By Howard Greninger
TERRE HAUTE — Terre Haute’s Transit Utility will receive more than $1.36 million in direct federal money from the federal economic recovery and reinvestment act passed by Congress.
The city’s bus system had previously been projected to receive about $225,000. The city now plans, among other things, to buy four new hybrid buses.
“It will be the first time the city has ever had a hybrid or biofuel bus,” said Brad Miller, city transportation director. “We don’t know the size yet, but likely about the size we have now, which carry 24 passengers.”
The city already had planned to spend most of its stimulus funding, more than $146,000, to rehabilitate its bus maintenance building and buy one new diesel bus.
Other improvements now planned include replacing fare boxes and making a computer software upgrade; upgrading bus global positioning system systems; and getting five new small bus shelters, which cost about $6,000 each.
The increased funding was announced Monday by the transportation policy committee of West Central Indiana Economic Development District.

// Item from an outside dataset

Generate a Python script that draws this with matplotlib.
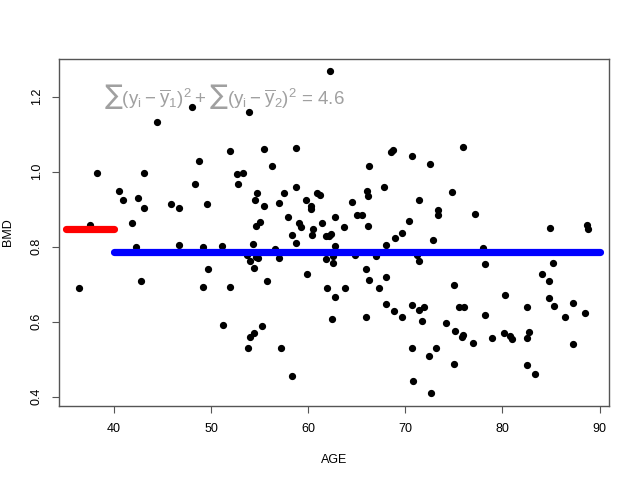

WCIEDD serves as the metropolitan planning organization for Terre Haute and Vigo County. The MPO’s policy committee determines what projects are eligible for the federal stimulus funding.
The committee, comprised of Terre Haute and Vigo County officials, as well as representatives from the Indiana Department of Transportation and the Federal Highway Administration, unanimously voted to target more than $2.7 million in stimulus money for Brown Avenue phase two, making a boulevard from Locust Street to Wabash Avenue in Terre Haute, and to improve the intersection of Seventh and Springhill streets in Vigo County.
However, Mayor Duke Bennett said the city received notification of a rule change that now requires Terre Haute to pay about 9 percent of the Brown Avenue project, estimated to cost $1.8 million.
“It means we have to find the money to do that by delaying another project a few months,” Bennett said. “I really don’t think it will be much of a bearing. They just keep coming out with more rules and more strings attached on [the stimulus funds]. It is still worth it because we probably couldn’t do this project for years” without the stimulus funds, the mayor said.
The federal stimulus funds require projects to be shovel ready, with all preliminary engineering complete and all right-of-way property bought. The county’s Seventh and Springhill intersection improvement project, estimated to cost $1 million, still must have an environmental assessment completed, Netherlain said, but the county is expected to have that done by early summer.